3. Complete the requirements for your level
Now that you’ve determined your category (merchant or service provider) and your level within that category, you can learn requirements for your level. While the PCI standards are the same for everyone, the requirements for assessing your compliance are different.
For level one merchants and service providers (ROC and QSA)
For both merchants and service providers, level one businesses need to coordinate with a third-party assessor for an onsite PCI compliance audit. What is a PCI compliance audit, exactly? This process involves bringing in one of many trusted PCI compliance audit companies to investigate your security practices and determine if you’re adhering to the PCI DSS.
On top of this annual onsite audit, level one service providers and level one merchants need to get a scan of their system each year through an approved scanning vendor, or ASV. After all this is complete, you’ll submit your Attestation of Certification and Report on Compliance from the assessor along with your scan to receive your compliance certification. You need to complete this process each year to stay on the PCI compliance list of service providers or merchants.
For non-level one merchants and service providers (SAQ)
If you are a level two service provider or a level two through four merchant, the process is simpler. You need to receive a scan from an ASV each quarter and you need to complete a SAQ to verify that you are adhering to all 12 standards.

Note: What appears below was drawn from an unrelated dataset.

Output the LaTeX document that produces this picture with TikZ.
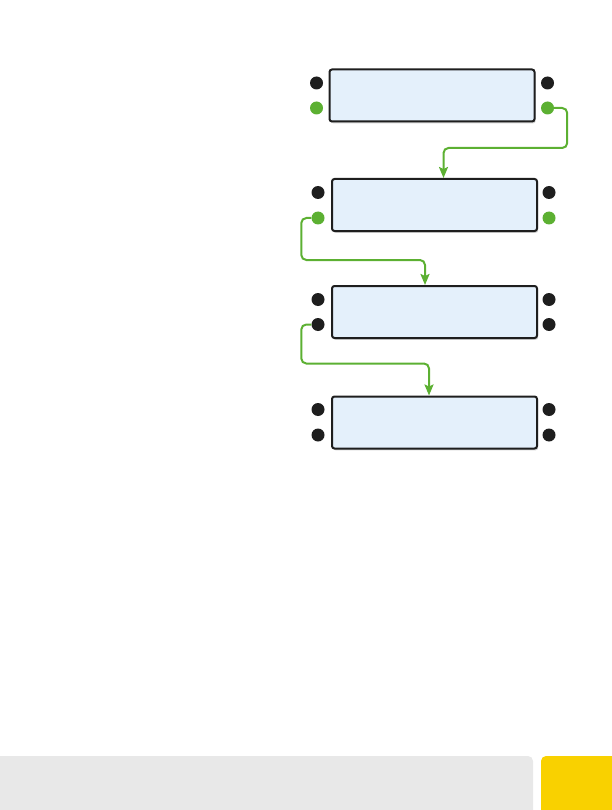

Most companies with less than six million annual transactions can use a SAQ to demonstrate compliance. There are eight SAQs to choose from and the scope varies greatly between them. A SAQ A is 16 pages long with 20 controls, while a SAQ D is 76 pages long with over 350 controls. A SAQ, like the name suggests, is self-assessment and does not require an assessor. This is generally considered an easier process than a ROC. However, for startups and small businesses that need a SAQ, the process still requires quite a bit of time and effort to prove compliance.